** BEGIN **

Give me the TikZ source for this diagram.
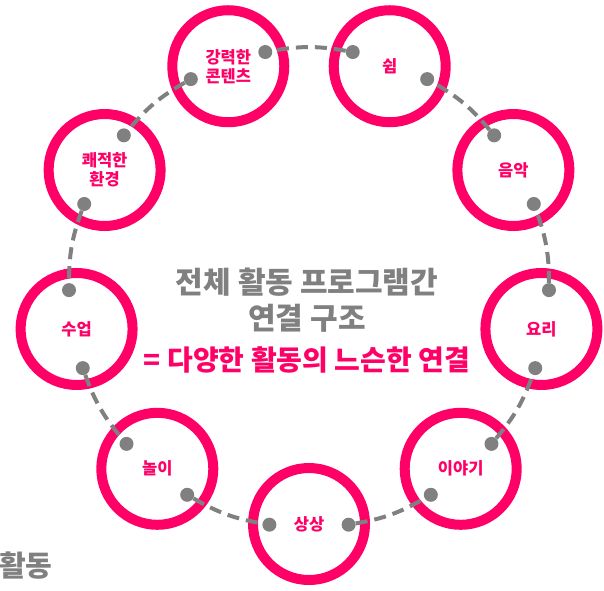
\documentclass[tikz,border=0pt]{standalone}
\usepackage{fontspec}
\setmainfont{Noto Sans CJK KR}
\definecolor{hotpink}{RGB}{255,0,102}
\definecolor{linkgray}{RGB}{128,128,128}

\begin{document}
\begin{tikzpicture}[
    x=1pt, y=-1pt,
    every node/.style={font=\bfseries},
    ring/.style={circle, draw=hotpink, line width=10pt, minimum size=112pt,
      inner sep=0pt, align=center, text=hotpink,
      font=\fontsize{16.5}{19}\selectfont\bfseries},
    dot/.style={circle, fill=linkgray, minimum size=14pt, inner sep=0pt},
    link/.style={draw=linkgray, line width=4pt, dash pattern=on 12pt off 7pt},
    title/.style={text=linkgray, align=center,
      font=\fontsize{30}{36}\selectfont\bfseries},
  ]
  \useasboundingbox (0,0) rectangle (604,590);
  \coordinate (ctr) at (309,288);

  % activities round the ring
  \foreach \i/\a/\txt in {1/-90/상상, 2/-50/이야기, 3/-10/요리, 4/30/음악,
      5/70/쉼, 6/110/{강력한\\콘텐츠}, 7/150/{쾌적한\\환경}, 8/190/수업, 9/230/놀이} {
    \node[ring] (act\i) at ([shift={(\a:236pt)}]ctr) {\txt};
    \pgfmathsetmacro{\lo}{\a-9.5}
    \pgfmathsetmacro{\hi}{\a+9.5}
    \node[dot] (in\i) at ([shift={(\lo:240pt)}]ctr) {};
    \node[dot] (out\i) at ([shift={(\hi:240pt)}]ctr) {};
  }

  % loose links between neighbours
  \foreach \i/\j in {1/2, 2/3, 3/4, 4/5, 5/6, 6/7, 7/8, 8/9, 9/1}
    \draw[link] (out\i) to[bend right=10] (in\j);

  \node[title] (main) at (307,300) {전체 활동 프로그램간\\연결 구조};
  \node[title, text=hotpink, font=\fontsize{28}{32}\selectfont\bfseries]
    (sub) at (307,360) {= 다양한 활동의 느슨한 연결};
  \node[text=linkgray, anchor=west, inner sep=0pt,
    font=\fontsize{29}{32}\selectfont\bfseries] (tag) at (-1,566) {활동};
\end{tikzpicture}
\end{document}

** END **

• **Request**:
Leave the images out, please, and restate each line word for word.

• **Task answer**:
Give me the TikZ source for this diagram.
\documentclass[tikz,border=0pt]{standalone}
\usepackage{fontspec}
\setmainfont{Noto Sans CJK KR}
\definecolor{hotpink}{RGB}{255,0,102}
\definecolor{linkgray}{RGB}{128,128,128}

\begin{document}
\begin{tikzpicture}[
    x=1pt, y=-1pt,
    every node/.style={font=\bfseries},
    ring/.style={circle, draw=hotpink, line width=10pt, minimum size=112pt,
      inner sep=0pt, align=center, text=hotpink,
      font=\fontsize{16.5}{19}\selectfont\bfseries},
    dot/.style={circle, fill=linkgray, minimum size=14pt, inner sep=0pt},
    link/.style={draw=linkgray, line width=4pt, dash pattern=on 12pt off 7pt},
    title/.style={text=linkgray, align=center,
      font=\fontsize{30}{36}\selectfont\bfseries},
  ]
  \useasboundingbox (0,0) rectangle (604,590);
  \coordinate (ctr) at (309,288);

  % activities round the ring
  \foreach \i/\a/\txt in {1/-90/상상, 2/-50/이야기, 3/-10/요리, 4/30/음악,
      5/70/쉼, 6/110/{강력한\\콘텐츠}, 7/150/{쾌적한\\환경}, 8/190/수업, 9/230/놀이} {
    \node[ring] (act\i) at ([shift={(\a:236pt)}]ctr) {\txt};
    \pgfmathsetmacro{\lo}{\a-9.5}
    \pgfmathsetmacro{\hi}{\a+9.5}
    \node[dot] (in\i) at ([shift={(\lo:240pt)}]ctr) {};
    \node[dot] (out\i) at ([shift={(\hi:240pt)}]ctr) {};
  }

  % loose links between neighbours
  \foreach \i/\j in {1/2, 2/3, 3/4, 4/5, 5/6, 6/7, 7/8, 8/9, 9/1}
    \draw[link] (out\i) to[bend right=10] (in\j);

  \node[title] (main) at (307,300) {전체 활동 프로그램간\\연결 구조};
  \node[title, text=hotpink, font=\fontsize{28}{32}\selectfont\bfseries]
    (sub) at (307,360) {= 다양한 활동의 느슨한 연결};
  \node[text=linkgray, anchor=west, inner sep=0pt,
    font=\fontsize{29}{32}\selectfont\bfseries] (tag) at (-1,566) {활동};
\end{tikzpicture}
\end{document}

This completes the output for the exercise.